Being in the coffee business requires a vast amount of knowledge, roasting even more, and farming by far even more. EHB. SHB. No they are not Doctorate denotations, a new fad diet, or some coo new Twitter acronym. They are in fact grades of the Hardness or density of a Coffee Bean. Hard and soft coffee beans are as different as any bean can be.
Lets start with what differentiates a hard vs. soft bean. As with most farming conditions it’s all about location and Elevation which are the fundamentals of whether or not we are growing Robusta or Arabica Beans. Robustas are generally grown at lower altitudes in faster producing environments. Vietnam, Congo, Camaroon, and Brasil are some of the more well know regions that produce Robusta. Arabicas however are generally grown at higher altitudes at a slower rate which gives the bean more time to mature, bringing about the natural sugars that give the bean it’s distinct flavor characteristics.
So, given the short lesson in altitudes, would you think softer beans are at higher elevations? Or harder beans are at higher elevations? Read on folks…
It is simply a matter of growing conditions, and elevation. Coffees that grow at relatively low altitudes (under 3,000-4000 feet) are often described as soft bean, particularly in Latin American coffee-growing regions. These soft bean coffees are faster maturing and more porous than the hard bean due to the lower altitude and warmer temperatures. However, Strictly Soft Arabica beans have a more rounded flavor compared to the generally more flavorful and dense Arabica beans grown at higher elevations. So it is not to say all Arabicas are hard beans.
Hard beans are Synonymous with “high grown (HG)”, “hard bean (HB)” refer to coffee grown at altitudes about 4,000 – 4,500 feet above sea level. Beans grown at high altitudes mature more slowly and grow to be harder and denser than beans grown at lower elevations. The inherent consistency and taste attributes of high grown beans makes them more desirable, and generally more expensive, than coffees grown at lower elevations. The higher altitudes and lower temperatures produce a slower maturing fruit and a harder, less porous bean, and are thus more desirable. Terms like SHB, SHG, and the like can vary from region to region, and are used more pervasively in Latin American coffee growing areas.

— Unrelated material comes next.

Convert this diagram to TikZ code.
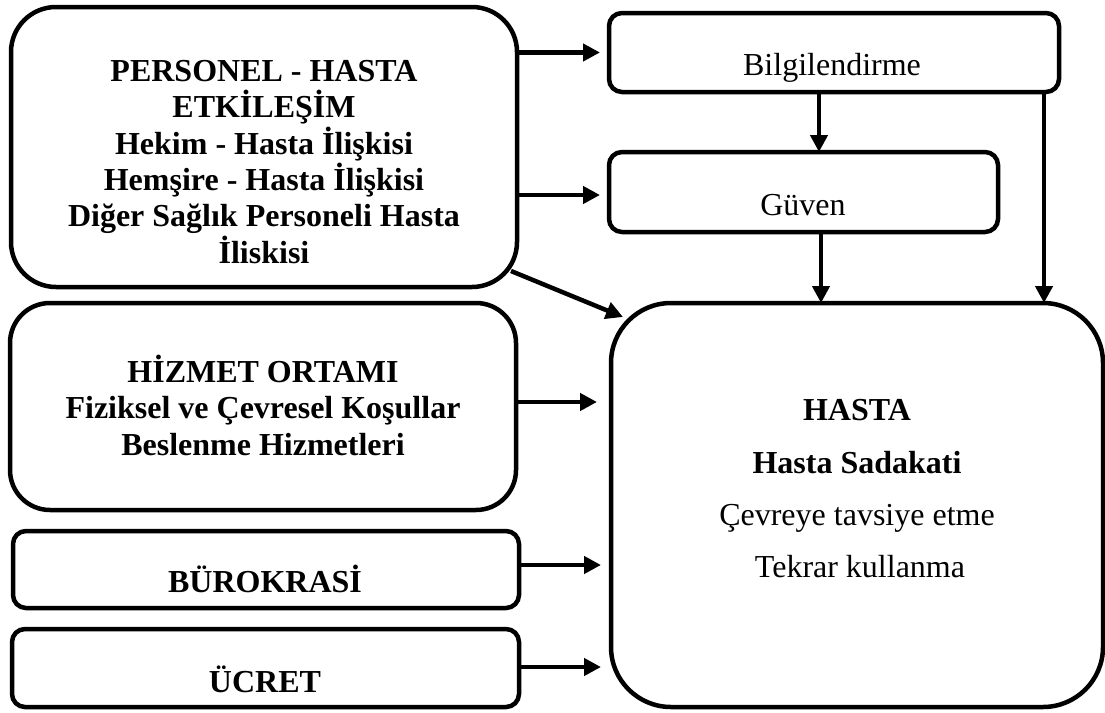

What does this mean to the Coffee Roaster? The thinking is this: Soft beans have lower heat transfer abilities. The added open cell pockets in the bean act as an insulator. Softer beans have more pockets that will slow heat conduction within the bean. When the beans are exposed to higher temperatures, the heat is unable to transfer quickly enough into the bean and builds and scorches the surface.It may also effect the free travel of moisture out of the bean in the early stage of the roast. To sum it up, a soft bean does not accept heat as quickly due in part to the air in the bean, and should be roasted lower and slower.
Harder beans are able to withstand higher temperatures since the heat conducts quicker without scorching. This seems to make sense because the heat conduction is able to flow more quickly with less pockets and a tighter structure. We have noticed these differences in roasting large batches of Robustas, and I thought it was the roaster until research led me to these two distinctions. They are not exact science however, and each bean origin is specific in terms of the actual moisture content of the bean which will affect roast times, scorching etc. Put your hands down scientists, this is a guide line oriented article.
What does that mean in your Coffee Cup? To say the least hard and soft coffee beans are a good topic of conversation while enjoying your next cup…As mentioned above, the higher the elevation, the slower the growth, and the more taste will develop in the bean. Long Live The Arabica Hard Bean!!